While speaking to MTV News in December 2007, Ghostface Killah explained the album title, saying: "I dreamt I was in rehab, but for [having] mad money. Me and a bunch of old white dudes. Dreams — you can't really remember the dreams — but I was someplace, I don't even know if it was rehab, but it was mad money in there. When I woke up, the first thing that came to my mind was The Big Doe Rehab. I take a list of titles and write them in my rhyme book, which I might use in the future."

== Critical reception ==

The Big Doe Rehab received generally positive reviews from music critics. At Metacritic, which assigns a normalized rating out of 100 to reviews from critics, the album received an average score of 77, which indicates "generally favorable reviews", based on 29 reviews. Marisa Brown of AllMusic said, "Overall the record lacks the excitement, the originality, and the passion that can and has made Ghostface so compelling. A lot of this, for better or for worse, can be blamed on the production." Dave Hughes of Slant Magazine said, "Ghostface has built one of hip-hop's more reliably satisfying brands out of the sound that predominates on Rehab, and his fans will find a lot to like here. But given that a relevant part of his appeal has always been his eccentricity and willingness to take risks, a record mostly defined by his adherence to the tried and true is bound to feel like a bit of a copout." Matthew Fiander of PopMatters said, "The Big Doe Rehab succeeds because it is an album unafraid to show kinks in its armor. Ghostface is always proud on record, and he holds onto that here, but not without letting us past the pride every once in a while, to see an artist that was always brilliant and full of energy finding just the right amount of focus as he hits what could turn out to be his most furtive years."

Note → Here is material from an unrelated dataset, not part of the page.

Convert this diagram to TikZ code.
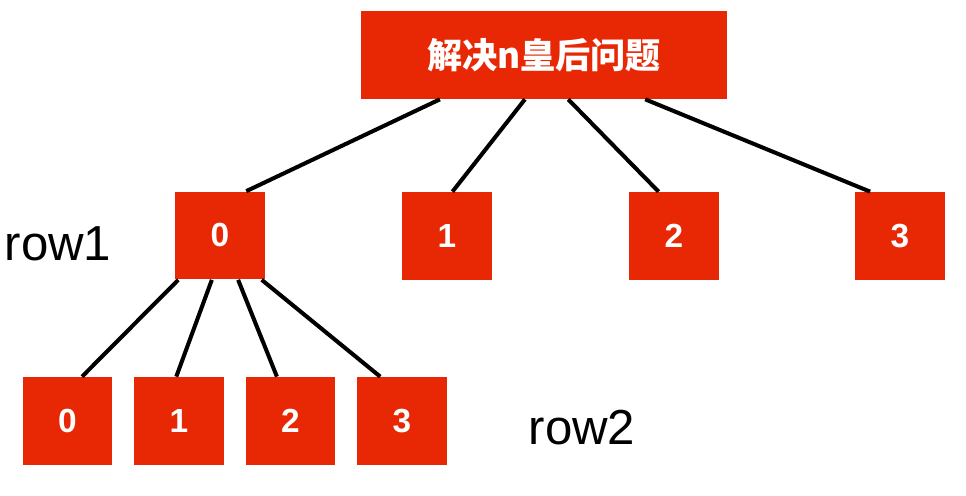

Christian Hoard of Rolling Stone said, "The Big Doe Rehab isn't as distinct as last year's Fishscale, but it's close." Eric Lach of Paste said, "While Rehab doesn't represent the top of Ghostface's game, the MC's approach is as viable as ever. And if the album doesn't pack the kind of radio-ready hits provided by this year's other big-time rappers like Kanye West and Jay-Z, it's only because this is one artist with other priorities." Nathan Rabin of The A.V. Club said, "If the title weren't already taken More Fish would be a fitting name for Ghostface's new album, another tour de force from a guy who made history with his Wu-Tang brethren while still in his early twenties and just keeps getting better with age. The Big Doe Rehab feels like a worthy sequel to last year's Fishscale."

Professional ratings
Aggregate scores
| Source | Rating |
| Metacritic | 77/100 |
Review scores
| Source | Rating |
| AllMusic | Star |
| The A.V. Club | A |
| Entertainment Weekly | B+ |
| Los Angeles Times | Star |
| Paste | Star Half star |
| Pitchfork | 8.0/10 |
| PopMatters | 8/10 |
| Robert Christgau | A− |
| Rolling Stone | Star |
| Slant Magazine | Star Half star |

== Commercial performance ==
The Big Doe Rehab debuted and peaked at number 41 on the U.S. Billboard 200 chart and sold about 36,000 units in its debut week. Unhappy with the album sales, Ghostface has since posted a video on his MySpace page expressing disappointment in most of his fans for downloading the album illegally and threatened to retire from rapping.

== Track listing ==
Credits adapted from the album's liner notes.

Notes
- signifies a co-producer
- signifies an additional producer

Sample credits
- "Toney Sigel A.K.A. the Barrel Brothers" contains a sample of "Fallin' in Love With You", written by Ugene Dozier and Phil Hurtt, as performed by Al Wilson.
- "We Celebrate" contains a sample of "I Just Want to Celebrate", written by Dino Fekaris and Nickolas Zesses, as performed by Rare Earth.
- "Walk Around" contains a sample of "Packed Up and Took My Mind", written by Ora Craig and Mack Rice, as performed by Little Milton.
- "White Linen Affair (Toney Awards)" contains a sample of "That's the Way It's Got to Be (Body and Soul)", written by Paul Kyser, as performed by Soul Generation.
- "Supa GFK" contains a sample of "Superman Lover", written by Johnny "Guitar" Watson and Reynaldo Rey, as performed by Johnny "Guitar" Watson.
- "I'll Die for You" contains a sample of "It's All Over", written by Charles Jackson and Marvin Yancy, as performed by The Independents.
- "Paisley Darts" contains a sample of "Lie No. 2", written by Bobby Miller, as performed by The Originals.
- "Shakey Dog Starring Lolita" contains a sample of "Musings to Myself", written by Leon Michels, Nicholas Movshan, and Todd Smion, as performed by El Michels Affair.
- "Killa Lipstick" contains a sample of "Riding High", written by Ralph Aikens, Tyrone Crum, Keith Harrison, Robert Neal, Roger Parker, and Clarence Satchell, as performed by Faze-O.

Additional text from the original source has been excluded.